▸ **What needs to be done**
In the listing below, find the line that contains "Clone this chart in React, TypeScript" and the line that contains "Chart.register(...registerables);". Quote both and every line between them, exactly, and nothing more.

▸ **Information shown**

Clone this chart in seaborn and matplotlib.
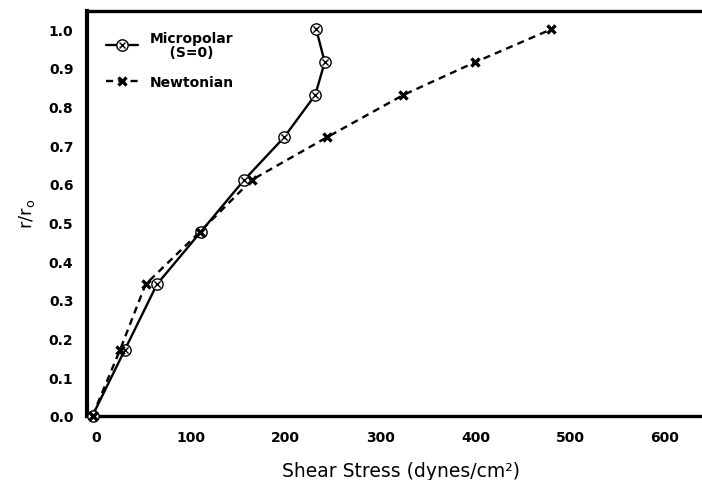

==

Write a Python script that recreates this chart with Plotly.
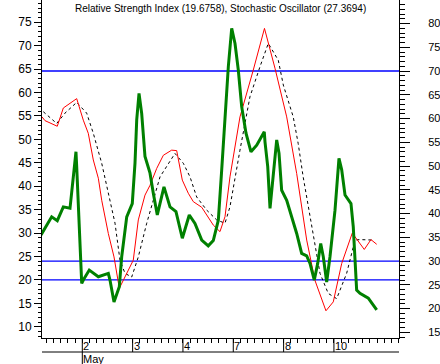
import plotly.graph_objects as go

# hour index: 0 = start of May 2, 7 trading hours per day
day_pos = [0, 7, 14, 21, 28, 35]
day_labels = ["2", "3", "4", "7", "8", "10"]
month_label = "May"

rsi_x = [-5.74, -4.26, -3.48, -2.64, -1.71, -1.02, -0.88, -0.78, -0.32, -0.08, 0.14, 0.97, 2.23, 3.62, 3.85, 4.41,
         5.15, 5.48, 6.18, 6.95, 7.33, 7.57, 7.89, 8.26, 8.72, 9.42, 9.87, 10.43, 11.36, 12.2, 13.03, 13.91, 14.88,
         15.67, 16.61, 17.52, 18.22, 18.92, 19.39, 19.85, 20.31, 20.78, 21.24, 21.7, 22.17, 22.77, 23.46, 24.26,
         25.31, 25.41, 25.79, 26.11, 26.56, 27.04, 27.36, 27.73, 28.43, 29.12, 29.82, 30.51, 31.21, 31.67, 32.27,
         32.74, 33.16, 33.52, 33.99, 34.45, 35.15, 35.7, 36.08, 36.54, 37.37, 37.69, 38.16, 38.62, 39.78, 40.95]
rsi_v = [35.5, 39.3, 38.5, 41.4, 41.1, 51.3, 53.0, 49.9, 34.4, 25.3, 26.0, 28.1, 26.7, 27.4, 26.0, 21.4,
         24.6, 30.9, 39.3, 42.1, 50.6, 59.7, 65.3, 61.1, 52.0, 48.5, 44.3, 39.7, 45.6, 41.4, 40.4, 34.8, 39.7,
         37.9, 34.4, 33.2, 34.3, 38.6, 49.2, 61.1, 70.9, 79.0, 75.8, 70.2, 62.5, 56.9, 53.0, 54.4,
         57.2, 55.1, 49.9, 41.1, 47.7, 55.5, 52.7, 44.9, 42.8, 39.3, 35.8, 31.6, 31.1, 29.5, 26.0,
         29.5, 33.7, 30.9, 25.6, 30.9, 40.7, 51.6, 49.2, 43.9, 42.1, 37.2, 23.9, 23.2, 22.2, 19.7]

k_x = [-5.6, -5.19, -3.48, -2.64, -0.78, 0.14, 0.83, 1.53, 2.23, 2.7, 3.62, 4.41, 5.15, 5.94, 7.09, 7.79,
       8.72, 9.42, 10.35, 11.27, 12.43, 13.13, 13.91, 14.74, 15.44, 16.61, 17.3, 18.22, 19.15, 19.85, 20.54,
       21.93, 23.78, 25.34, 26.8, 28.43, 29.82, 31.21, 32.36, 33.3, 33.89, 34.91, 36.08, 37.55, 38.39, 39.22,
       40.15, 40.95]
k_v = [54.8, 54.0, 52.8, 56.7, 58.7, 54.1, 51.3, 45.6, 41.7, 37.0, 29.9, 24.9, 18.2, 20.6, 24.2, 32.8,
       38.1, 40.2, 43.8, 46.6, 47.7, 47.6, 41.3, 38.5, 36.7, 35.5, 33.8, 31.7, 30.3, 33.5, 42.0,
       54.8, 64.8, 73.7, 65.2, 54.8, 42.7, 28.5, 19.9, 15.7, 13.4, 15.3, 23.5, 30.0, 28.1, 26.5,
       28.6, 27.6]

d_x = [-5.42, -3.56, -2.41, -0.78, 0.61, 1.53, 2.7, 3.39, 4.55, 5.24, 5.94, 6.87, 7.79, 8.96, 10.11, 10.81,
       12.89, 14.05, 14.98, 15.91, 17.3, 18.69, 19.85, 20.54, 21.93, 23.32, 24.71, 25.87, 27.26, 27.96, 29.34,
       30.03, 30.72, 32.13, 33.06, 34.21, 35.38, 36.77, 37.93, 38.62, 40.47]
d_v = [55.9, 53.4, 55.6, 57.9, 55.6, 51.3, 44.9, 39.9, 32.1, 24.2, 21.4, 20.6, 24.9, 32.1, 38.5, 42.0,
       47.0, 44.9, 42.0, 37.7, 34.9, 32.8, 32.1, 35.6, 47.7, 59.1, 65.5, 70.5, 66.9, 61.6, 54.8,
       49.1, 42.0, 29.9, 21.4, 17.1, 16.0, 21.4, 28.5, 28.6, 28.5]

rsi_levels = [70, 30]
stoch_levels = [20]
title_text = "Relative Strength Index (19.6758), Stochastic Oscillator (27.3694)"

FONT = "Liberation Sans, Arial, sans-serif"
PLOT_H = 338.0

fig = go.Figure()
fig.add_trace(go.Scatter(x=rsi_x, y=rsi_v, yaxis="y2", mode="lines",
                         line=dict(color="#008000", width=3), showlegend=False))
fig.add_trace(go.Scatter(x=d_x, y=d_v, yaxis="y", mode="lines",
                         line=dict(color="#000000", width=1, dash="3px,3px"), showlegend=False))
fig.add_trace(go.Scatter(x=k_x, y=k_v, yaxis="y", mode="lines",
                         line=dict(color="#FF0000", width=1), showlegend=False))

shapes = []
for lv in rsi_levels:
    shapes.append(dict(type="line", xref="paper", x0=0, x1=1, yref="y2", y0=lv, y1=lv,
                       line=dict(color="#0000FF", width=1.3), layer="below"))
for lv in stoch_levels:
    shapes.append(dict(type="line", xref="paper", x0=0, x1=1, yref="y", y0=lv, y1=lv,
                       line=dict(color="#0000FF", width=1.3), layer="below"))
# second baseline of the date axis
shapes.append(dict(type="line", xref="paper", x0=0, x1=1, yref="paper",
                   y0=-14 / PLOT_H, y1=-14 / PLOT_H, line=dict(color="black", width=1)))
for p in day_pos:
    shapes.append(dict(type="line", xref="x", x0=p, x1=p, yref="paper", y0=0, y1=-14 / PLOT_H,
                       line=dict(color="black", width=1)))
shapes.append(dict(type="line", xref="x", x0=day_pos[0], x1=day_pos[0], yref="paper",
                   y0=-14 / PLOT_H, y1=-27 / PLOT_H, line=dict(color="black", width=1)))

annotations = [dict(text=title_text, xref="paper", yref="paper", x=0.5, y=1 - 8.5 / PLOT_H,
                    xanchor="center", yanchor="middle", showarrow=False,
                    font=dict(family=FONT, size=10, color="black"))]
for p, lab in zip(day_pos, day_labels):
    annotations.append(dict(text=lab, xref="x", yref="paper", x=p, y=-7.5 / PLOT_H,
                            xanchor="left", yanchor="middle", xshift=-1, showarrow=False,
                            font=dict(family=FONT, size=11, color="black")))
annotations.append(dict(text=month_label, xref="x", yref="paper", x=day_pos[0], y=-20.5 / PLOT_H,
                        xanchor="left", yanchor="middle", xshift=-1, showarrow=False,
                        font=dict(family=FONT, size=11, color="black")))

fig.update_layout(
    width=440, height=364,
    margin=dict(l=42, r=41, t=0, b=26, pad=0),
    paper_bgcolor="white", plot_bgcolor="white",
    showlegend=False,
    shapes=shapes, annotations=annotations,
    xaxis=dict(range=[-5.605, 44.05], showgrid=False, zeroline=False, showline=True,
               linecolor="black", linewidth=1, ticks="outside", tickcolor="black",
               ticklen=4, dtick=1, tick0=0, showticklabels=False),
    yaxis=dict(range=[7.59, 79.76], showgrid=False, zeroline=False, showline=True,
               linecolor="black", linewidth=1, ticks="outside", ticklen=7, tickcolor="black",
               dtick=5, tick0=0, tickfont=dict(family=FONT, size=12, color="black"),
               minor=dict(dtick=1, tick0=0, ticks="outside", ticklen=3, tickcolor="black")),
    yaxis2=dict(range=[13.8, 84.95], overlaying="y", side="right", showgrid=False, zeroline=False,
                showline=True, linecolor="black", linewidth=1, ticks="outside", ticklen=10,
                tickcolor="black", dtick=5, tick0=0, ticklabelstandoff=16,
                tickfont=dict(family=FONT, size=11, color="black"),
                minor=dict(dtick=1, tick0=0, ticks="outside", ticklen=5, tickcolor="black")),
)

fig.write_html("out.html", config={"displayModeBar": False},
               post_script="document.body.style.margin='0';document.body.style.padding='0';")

* * *

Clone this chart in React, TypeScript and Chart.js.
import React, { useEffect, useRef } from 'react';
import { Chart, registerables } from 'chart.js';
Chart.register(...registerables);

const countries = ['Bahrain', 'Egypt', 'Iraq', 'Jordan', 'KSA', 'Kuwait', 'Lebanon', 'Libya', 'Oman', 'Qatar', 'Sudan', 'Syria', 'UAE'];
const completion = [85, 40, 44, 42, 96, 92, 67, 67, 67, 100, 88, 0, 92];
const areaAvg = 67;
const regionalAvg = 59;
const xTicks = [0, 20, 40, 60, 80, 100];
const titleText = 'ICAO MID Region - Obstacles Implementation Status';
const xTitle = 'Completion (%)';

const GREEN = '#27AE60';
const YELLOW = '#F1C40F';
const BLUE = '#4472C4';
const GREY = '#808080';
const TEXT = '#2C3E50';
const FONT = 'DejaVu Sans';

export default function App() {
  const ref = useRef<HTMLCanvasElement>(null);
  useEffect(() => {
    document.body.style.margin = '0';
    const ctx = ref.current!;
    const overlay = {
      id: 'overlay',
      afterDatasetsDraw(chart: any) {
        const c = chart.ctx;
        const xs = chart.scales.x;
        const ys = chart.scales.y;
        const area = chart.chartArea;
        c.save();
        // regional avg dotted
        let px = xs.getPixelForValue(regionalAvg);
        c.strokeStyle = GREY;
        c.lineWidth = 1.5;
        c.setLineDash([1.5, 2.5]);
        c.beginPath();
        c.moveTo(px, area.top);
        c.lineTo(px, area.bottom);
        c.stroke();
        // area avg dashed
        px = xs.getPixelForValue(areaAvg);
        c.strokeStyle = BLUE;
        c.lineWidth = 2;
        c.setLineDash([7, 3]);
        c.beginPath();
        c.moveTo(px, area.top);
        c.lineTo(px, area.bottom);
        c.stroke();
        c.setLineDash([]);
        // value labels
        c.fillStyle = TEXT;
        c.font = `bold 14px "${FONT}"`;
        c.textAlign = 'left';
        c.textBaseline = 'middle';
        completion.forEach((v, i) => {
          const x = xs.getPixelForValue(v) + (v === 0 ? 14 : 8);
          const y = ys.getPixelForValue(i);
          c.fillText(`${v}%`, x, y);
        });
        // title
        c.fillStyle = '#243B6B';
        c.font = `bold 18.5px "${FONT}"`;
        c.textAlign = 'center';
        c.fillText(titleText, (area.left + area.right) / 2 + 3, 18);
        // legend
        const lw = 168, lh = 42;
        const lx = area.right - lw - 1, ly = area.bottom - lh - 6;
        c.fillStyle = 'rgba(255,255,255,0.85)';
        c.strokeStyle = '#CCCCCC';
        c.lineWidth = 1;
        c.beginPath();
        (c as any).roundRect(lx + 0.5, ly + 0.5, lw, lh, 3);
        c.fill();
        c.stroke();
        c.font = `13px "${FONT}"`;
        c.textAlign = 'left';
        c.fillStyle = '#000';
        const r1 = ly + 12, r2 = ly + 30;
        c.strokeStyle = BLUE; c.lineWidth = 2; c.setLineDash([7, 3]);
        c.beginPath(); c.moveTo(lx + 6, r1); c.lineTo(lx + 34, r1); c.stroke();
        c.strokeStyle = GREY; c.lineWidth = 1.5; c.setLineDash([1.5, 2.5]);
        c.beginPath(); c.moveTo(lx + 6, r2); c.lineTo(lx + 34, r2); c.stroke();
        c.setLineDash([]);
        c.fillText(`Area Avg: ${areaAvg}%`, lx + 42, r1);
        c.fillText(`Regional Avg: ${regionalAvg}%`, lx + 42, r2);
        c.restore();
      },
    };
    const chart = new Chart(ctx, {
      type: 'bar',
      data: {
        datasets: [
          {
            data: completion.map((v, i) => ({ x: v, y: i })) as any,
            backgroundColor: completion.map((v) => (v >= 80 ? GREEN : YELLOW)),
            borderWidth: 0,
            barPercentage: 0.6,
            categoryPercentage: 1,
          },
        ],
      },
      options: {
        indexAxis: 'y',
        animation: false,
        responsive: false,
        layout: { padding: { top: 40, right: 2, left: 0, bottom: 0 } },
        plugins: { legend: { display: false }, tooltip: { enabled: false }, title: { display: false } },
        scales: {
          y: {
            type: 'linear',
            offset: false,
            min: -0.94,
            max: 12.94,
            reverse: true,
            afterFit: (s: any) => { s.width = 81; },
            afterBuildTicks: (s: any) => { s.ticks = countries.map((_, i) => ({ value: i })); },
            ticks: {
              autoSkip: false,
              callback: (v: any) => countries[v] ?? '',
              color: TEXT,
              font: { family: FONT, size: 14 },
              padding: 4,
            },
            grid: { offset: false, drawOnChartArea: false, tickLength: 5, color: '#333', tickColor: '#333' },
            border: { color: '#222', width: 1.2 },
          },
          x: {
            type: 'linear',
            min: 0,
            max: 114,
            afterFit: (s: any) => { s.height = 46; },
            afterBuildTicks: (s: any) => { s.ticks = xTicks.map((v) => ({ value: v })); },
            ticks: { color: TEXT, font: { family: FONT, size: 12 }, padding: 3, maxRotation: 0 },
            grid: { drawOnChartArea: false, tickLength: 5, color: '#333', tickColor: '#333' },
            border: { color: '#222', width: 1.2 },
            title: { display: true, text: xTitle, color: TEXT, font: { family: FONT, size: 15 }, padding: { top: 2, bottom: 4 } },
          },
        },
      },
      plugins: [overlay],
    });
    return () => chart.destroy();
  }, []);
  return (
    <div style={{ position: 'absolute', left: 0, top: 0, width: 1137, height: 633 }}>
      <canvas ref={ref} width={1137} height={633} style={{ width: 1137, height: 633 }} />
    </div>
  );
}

▸ **Exercise response**
Clone this chart in React, TypeScript and Chart.js.
import React, { useEffect, useRef } from 'react';
import { Chart, registerables } from 'chart.js';
Chart.register(...registerables);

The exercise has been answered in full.